The assumed disparity of the AGI versus humans is exactly what I'm pointing out has no factual basis. It is entirely theoretical, based on a chain of suppositions that may or may not actually be valid, which I have tried to summarize in the three points above. You are simply recapitulating the premise, but the premise is what I am questioning. What if the AGI isn't as smart compared to us as we are to squirrels, because intelligence scaling doesn't work that way? What if it can't bootstrap itself into super-advanced technology, because we're already pushing local maxima?
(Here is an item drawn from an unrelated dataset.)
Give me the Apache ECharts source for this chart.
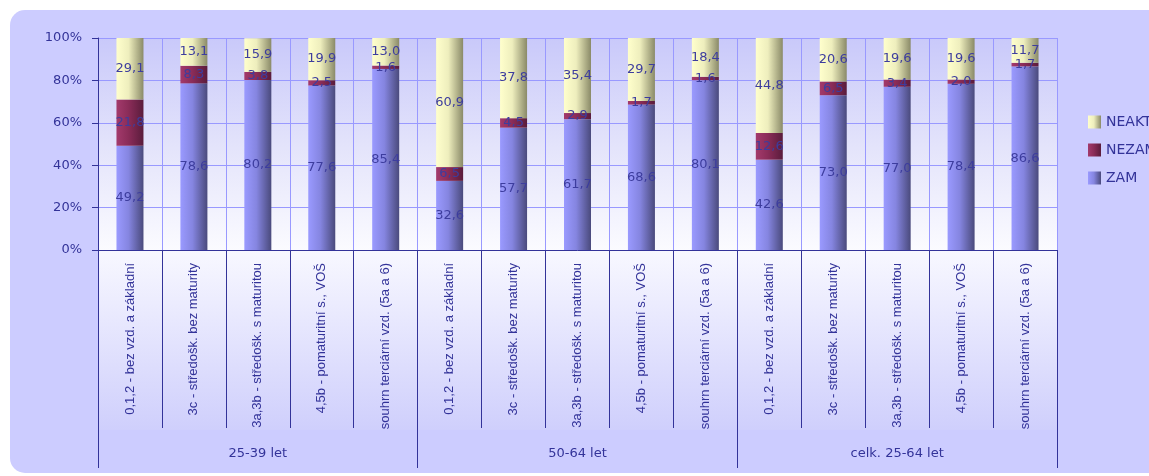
<!DOCTYPE html>
<html><head><meta charset="utf-8">
<script src="https://cdn.jsdelivr.net/npm/echarts@6/dist/echarts.min.js"></script>
<style>html,body{margin:0;padding:0;background:#fff}#c{width:1149px;height:476px}</style>
</head><body><div id="c"></div>
<script>
var categories = ['0,1,2 - bez vzd. a základní','3c - středošk. bez maturity','3a,3b - středošk. s maturitou','4,5b - pomaturitní s., VOŠ','souhrn terciární vzd. (5a a 6)',
  '0,1,2 - bez vzd. a základní','3c - středošk. bez maturity','3a,3b - středošk. s maturitou','4,5b - pomaturitní s., VOŠ','souhrn terciární vzd. (5a a 6)',
  '0,1,2 - bez vzd. a základní','3c - středošk. bez maturity','3a,3b - středošk. s maturitou','4,5b - pomaturitní s., VOŠ','souhrn terciární vzd. (5a a 6)'];
var groups = ['25-39 let','50-64 let','celk. 25-64 let'];
var zam   = [49.2,78.6,80.2,77.6,85.4, 32.6,57.7,61.7,68.6,80.1, 42.6,73.0,77.0,78.4,86.6];
var nezam = [21.8,8.3,3.8,2.5,1.6, 6.5,4.5,2.9,1.7,1.6, 12.6,6.5,3.4,2.0,1.7];
var neakt = [29.1,13.1,15.9,19.9,13.0, 60.9,37.8,35.4,29.7,18.4, 44.8,20.6,19.6,19.6,11.7];
var yTicks = [0,20,40,60,80,100];

var navy = '#333399';
function grad(c0,c1,c2){return {type:'linear',x:0,y:0,x2:1,y2:0,colorStops:[{offset:0,color:c0},{offset:0.45,color:c1},{offset:1,color:c2}]};}
function fmt(p){return p.value.toFixed(1).replace('.',',');}
var lbl = {show:true,position:'inside',color:'#3d3d9e',fontFamily:'DejaVu Sans',fontSize:13,formatter:fmt};
var chart = echarts.init(document.getElementById('c'),null,{renderer:'canvas'});
chart.setOption({
  animation:false,
  backgroundColor:'#ffffff',
  graphic:[
    {type:'rect',z:-10,left:10,top:10,shape:{width:1180,height:463,r:15},style:{fill:'#ccccff'}},
    {type:'rect',z:-9,left:98,top:250,shape:{width:959,height:180},style:{fill:{type:'linear',x:0,y:0,x2:0,y2:1,colorStops:[{offset:0,color:'#f8f8ff'},{offset:1,color:'#cfcffc'}]}}}
  ],
  grid:{left:98,right:92,top:38,bottom:226,show:true,borderWidth:0,
    backgroundColor:{type:'linear',x:0,y:0,x2:0,y2:1,colorStops:[{offset:0,color:'#c9c9fa'},{offset:0.5,color:'#e3e3fb'},{offset:1,color:'#fbfbff'}]}},
  legend:{orient:'vertical',left:1083,top:110,itemWidth:13,itemHeight:13,itemGap:14,icon:'rect',
    data:['NEAKT','NEZAM','ZAM'],textStyle:{color:navy,fontFamily:'DejaVu Sans',fontSize:14}},
  xAxis:[
    {type:'category',data:categories,position:'bottom',offset:0,
      axisLine:{show:true,lineStyle:{color:navy,width:1}},
      axisTick:{show:true,interval:0,length:178,lineStyle:{color:navy}},
      splitLine:{show:true,interval:0,lineStyle:{color:'#9999ff'}},
      axisLabel:{interval:0,rotate:90,margin:13,color:navy,fontFamily:'Liberation Sans',fontSize:13}},
    {type:'category',data:groups,position:'bottom',offset:0,
      axisLine:{show:false},
      axisTick:{show:true,interval:0,length:218,lineStyle:{color:navy}},
      splitLine:{show:false},
      axisLabel:{interval:0,margin:197,color:navy,fontFamily:'DejaVu Sans',fontSize:13}}
  ],
  yAxis:{type:'value',min:yTicks[0],max:yTicks[yTicks.length-1],interval:20,
    axisLine:{show:true,lineStyle:{color:navy}},
    axisTick:{show:true,length:6,lineStyle:{color:navy}},
    splitLine:{show:true,lineStyle:{color:'#9999ff'}},
    axisLabel:{formatter:'{value}%',margin:16,color:navy,fontFamily:'DejaVu Sans',fontSize:13}},
  series:[
    {name:'ZAM',type:'bar',stack:'s',barWidth:27,data:zam,itemStyle:{color:grad('#9a9aff','#8585e0','#4a4a7c')},label:lbl},
    {name:'NEZAM',type:'bar',stack:'s',barWidth:27,data:nezam,itemStyle:{color:grad('#a33a6c','#8a2c58','#5a1c3c')},label:lbl},
    {name:'NEAKT',type:'bar',stack:'s',barWidth:27,data:neakt,itemStyle:{color:grad('#ffffcc','#eeeebd','#8a8a68')},label:lbl}
  ]
});
</script></body></html>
The point of these predictions and speculations is to convince the listener that AGI is a horrifying threat, and alignment is the only solution. The meta-argument is simple: "Imagine something vast and malevolent that will do horrible things to you and everyone else, which you are absolutely powerless to stop." Very well, I've imagined it. Imagining it makes it neither real nor inevitable. It being plausible is not the same as it being certain, or even likely. There is, as I've noted in a recent conversation, a crucial difference between "we can prove this is true" and "we can't prove this is false". Omnipotent AGI is firmly within the later category, but it seems to me that most AI doomers speak and act as though it is in the former. I decline to do the same.

And suppose that I'm wrong, and Malevolent AGI arrives, and wipes us all out. We will then have suffered... roughly the same fate every human before us has suffered since the advent of the species. We will have each, as individuals, lived a life and then died a death. There are some who would consider the abrupt and final termination of our species a mercy; I would strongly disagree, but the point is not a trivial one.

To use another example, it is like someone asking an expert how a chess engine will beat them at chess.

I disagree. It's like asking a chess expert whether a computer could beat a human at chess, before the invention of computers. The correct answer to that question is "I don't know."